Puryear still spends some of her money on this endeavor, but doesn’t want to fall into debt. For an upcoming meal, she plans to buy 400 pounds of chicken from a meat factory in Richmond, Virginia, that is generous enough to sell it to her for a discount (the rice and vegetables will all be free.) She rents a storage unit for $89 per month, and foots the bill for some of the essentials in her program, such as cups and plates. People sometimes buy the drinks and donate clothing and supplies. Sometimes they give her cash donations “and, most importantly, they donate their time to help me help others,” she said. She’s seeking her non-profit, 501(c)(3) status, and a way to transport the food in bulk and keep it hot. (The group is currently delivering by car caravan, which “can get really messy,” she said.)
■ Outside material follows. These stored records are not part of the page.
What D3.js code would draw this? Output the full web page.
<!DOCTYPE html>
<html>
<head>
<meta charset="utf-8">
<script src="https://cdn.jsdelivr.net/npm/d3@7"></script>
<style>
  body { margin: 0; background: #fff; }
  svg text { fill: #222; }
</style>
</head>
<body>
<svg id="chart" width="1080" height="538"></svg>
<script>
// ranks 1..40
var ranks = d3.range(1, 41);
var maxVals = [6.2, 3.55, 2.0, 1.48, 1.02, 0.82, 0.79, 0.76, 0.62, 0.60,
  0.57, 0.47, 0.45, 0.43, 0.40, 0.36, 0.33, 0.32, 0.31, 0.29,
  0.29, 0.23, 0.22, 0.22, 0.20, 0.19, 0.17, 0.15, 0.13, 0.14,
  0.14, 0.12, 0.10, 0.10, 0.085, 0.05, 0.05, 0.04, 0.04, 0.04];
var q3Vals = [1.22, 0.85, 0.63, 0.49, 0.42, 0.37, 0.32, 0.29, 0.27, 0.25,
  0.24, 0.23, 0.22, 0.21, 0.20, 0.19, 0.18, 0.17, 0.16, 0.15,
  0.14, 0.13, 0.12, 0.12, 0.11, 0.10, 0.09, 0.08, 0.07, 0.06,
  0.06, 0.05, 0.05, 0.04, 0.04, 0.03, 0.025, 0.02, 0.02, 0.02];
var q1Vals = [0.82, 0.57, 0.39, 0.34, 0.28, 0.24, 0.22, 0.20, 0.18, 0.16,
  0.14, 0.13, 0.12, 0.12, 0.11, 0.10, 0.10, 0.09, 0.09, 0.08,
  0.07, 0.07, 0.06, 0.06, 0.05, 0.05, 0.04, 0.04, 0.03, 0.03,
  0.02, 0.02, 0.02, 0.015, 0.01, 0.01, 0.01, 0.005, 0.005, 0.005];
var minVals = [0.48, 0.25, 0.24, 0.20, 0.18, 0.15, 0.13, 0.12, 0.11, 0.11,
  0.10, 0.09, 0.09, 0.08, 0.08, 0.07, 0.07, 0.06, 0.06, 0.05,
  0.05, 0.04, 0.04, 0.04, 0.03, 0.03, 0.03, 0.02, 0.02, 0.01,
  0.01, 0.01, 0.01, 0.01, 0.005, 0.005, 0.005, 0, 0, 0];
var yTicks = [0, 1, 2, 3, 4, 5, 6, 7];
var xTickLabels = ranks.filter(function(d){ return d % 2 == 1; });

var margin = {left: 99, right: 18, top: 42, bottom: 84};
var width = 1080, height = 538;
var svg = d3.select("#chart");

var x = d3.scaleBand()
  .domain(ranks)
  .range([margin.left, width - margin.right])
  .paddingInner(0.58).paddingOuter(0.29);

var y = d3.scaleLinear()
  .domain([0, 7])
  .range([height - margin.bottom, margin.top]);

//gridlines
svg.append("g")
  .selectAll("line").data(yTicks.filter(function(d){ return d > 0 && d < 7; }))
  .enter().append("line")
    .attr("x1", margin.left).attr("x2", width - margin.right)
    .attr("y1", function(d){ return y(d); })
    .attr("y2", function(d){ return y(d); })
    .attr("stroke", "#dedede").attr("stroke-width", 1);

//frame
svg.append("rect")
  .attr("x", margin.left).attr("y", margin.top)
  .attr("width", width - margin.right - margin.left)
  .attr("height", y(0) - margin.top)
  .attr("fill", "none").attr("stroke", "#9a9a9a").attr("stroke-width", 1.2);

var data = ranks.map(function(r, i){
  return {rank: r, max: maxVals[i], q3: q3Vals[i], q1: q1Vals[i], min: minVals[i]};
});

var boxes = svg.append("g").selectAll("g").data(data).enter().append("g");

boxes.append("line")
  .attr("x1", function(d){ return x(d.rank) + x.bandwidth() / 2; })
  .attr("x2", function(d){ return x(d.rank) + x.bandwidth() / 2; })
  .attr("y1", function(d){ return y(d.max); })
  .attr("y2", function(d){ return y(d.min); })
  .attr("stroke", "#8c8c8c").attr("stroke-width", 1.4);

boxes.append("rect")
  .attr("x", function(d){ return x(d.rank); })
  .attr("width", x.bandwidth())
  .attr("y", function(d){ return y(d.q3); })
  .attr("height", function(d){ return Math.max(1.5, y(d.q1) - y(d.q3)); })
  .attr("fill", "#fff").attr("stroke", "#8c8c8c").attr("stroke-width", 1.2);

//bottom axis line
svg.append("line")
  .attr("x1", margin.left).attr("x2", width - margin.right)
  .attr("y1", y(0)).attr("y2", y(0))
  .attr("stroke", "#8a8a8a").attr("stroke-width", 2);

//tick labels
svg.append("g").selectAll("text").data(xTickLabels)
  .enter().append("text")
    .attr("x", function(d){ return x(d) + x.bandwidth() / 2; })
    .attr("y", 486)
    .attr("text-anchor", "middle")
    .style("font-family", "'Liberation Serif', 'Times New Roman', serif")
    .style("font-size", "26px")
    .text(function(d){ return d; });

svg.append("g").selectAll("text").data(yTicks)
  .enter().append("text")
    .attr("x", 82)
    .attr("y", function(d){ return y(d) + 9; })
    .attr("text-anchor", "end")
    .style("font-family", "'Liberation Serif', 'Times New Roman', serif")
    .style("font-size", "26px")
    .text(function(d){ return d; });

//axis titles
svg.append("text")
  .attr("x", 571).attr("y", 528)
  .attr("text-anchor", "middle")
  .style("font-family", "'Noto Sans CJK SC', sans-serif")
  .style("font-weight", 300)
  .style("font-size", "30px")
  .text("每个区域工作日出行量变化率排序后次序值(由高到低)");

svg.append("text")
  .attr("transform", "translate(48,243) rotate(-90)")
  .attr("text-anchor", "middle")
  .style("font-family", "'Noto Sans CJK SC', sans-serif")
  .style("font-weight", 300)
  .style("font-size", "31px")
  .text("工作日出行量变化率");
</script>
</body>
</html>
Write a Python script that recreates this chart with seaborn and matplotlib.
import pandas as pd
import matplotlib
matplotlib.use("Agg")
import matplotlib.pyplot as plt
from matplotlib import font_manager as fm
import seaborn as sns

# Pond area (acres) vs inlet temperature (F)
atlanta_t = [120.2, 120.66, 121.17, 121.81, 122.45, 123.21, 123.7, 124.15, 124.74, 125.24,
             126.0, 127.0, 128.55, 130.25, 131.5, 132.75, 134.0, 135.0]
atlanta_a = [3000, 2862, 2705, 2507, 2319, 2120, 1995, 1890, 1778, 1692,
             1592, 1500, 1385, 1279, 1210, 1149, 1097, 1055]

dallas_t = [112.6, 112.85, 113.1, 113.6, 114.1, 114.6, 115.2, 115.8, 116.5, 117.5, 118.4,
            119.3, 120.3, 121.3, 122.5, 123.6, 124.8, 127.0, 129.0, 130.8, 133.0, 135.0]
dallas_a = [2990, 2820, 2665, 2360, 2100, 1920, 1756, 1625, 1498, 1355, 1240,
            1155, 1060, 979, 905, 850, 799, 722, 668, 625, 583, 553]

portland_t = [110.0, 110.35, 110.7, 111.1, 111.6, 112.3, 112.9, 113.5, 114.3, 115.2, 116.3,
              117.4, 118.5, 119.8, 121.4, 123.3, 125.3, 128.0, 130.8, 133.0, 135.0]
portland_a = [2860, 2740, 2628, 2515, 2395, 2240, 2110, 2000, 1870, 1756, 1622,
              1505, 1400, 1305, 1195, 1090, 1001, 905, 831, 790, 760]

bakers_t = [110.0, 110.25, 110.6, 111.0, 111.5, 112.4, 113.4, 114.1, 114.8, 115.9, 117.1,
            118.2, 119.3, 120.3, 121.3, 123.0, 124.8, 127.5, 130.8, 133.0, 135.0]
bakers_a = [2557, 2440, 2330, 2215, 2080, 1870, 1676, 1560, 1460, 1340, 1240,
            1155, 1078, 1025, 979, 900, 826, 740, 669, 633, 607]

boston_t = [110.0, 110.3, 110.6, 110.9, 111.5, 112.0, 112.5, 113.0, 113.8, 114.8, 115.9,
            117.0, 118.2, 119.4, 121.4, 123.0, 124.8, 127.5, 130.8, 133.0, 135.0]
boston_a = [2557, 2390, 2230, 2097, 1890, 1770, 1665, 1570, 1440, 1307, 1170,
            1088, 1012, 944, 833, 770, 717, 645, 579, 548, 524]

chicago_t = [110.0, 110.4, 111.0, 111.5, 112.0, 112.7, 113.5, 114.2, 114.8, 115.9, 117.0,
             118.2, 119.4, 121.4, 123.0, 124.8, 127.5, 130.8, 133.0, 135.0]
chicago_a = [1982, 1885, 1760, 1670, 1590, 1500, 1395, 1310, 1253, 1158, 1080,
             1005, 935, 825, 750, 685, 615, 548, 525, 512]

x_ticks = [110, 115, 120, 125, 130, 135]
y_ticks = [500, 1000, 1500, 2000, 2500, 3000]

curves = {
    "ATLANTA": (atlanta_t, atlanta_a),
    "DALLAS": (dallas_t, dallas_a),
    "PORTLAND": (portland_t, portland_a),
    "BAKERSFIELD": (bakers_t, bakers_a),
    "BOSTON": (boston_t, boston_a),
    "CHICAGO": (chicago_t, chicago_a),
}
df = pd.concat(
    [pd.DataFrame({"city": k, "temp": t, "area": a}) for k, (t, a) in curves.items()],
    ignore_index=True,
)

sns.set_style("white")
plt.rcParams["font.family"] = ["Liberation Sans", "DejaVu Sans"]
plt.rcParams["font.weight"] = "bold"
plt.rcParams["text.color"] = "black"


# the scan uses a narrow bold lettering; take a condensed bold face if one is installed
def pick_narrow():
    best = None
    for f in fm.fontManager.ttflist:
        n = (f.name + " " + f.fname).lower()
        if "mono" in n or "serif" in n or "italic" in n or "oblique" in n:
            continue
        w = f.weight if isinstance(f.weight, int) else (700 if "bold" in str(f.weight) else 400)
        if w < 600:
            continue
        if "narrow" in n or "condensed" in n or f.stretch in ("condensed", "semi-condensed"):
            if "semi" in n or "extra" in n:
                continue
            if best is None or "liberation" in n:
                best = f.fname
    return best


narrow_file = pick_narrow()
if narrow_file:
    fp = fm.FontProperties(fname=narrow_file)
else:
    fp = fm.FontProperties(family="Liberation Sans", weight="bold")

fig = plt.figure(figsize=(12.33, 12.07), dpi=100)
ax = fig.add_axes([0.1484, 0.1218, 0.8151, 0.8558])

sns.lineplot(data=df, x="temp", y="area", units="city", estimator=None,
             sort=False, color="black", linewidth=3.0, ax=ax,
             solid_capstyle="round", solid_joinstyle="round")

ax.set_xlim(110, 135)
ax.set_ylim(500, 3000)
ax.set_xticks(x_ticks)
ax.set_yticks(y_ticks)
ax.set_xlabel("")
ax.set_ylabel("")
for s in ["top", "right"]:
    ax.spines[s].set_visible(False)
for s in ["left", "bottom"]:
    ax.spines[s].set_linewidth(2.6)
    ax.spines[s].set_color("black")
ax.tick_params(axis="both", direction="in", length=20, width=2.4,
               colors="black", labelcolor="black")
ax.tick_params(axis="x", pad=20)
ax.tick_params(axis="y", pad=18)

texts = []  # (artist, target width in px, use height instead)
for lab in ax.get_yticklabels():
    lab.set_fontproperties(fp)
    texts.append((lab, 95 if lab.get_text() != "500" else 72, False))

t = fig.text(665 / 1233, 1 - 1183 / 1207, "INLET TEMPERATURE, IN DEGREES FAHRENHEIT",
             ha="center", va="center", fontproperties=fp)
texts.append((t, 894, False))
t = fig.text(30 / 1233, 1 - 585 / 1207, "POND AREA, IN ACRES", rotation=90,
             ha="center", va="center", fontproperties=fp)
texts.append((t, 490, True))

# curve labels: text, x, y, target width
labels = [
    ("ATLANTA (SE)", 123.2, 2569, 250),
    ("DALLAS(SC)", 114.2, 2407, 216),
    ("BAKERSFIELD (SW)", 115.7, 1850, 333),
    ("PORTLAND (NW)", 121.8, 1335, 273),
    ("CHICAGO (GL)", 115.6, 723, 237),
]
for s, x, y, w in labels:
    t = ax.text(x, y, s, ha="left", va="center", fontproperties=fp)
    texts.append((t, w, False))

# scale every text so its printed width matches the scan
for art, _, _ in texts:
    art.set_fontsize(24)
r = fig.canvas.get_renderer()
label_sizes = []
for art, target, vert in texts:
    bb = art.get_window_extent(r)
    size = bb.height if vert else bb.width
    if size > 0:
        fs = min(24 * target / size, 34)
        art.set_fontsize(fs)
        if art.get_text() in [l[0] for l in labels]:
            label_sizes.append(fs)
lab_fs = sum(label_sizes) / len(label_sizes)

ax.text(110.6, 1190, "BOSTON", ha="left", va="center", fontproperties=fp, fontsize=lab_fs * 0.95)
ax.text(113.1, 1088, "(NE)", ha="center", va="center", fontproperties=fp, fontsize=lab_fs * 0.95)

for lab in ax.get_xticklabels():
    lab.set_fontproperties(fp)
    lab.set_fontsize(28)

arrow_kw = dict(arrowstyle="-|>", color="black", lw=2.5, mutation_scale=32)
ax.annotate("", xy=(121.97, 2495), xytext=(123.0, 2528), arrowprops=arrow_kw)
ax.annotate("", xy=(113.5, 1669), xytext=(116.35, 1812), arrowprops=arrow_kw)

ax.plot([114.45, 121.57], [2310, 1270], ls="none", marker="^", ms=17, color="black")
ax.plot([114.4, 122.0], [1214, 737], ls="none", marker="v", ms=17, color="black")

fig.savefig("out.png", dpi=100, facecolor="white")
Puryear said anybody can “absolutely” do what she’s doing. She only has one stove with four burners, but posts on Facebook when she needs to amass helpers. Then, she and a small group of people cook the meals, load them into large trays and race off to deliver them hot. Sometimes they set up sterno cookers to keep everything warm. Her son chips in, bagging things, loading the car, passing out the meals, and making sure everyone is wearing gloves.
“He’s like our supervisor,” she said, laughing.
What will she do after she hits her goal of serving 30,000 meals?
“Set a new goal,” she said. “My goal is to end world hunger.”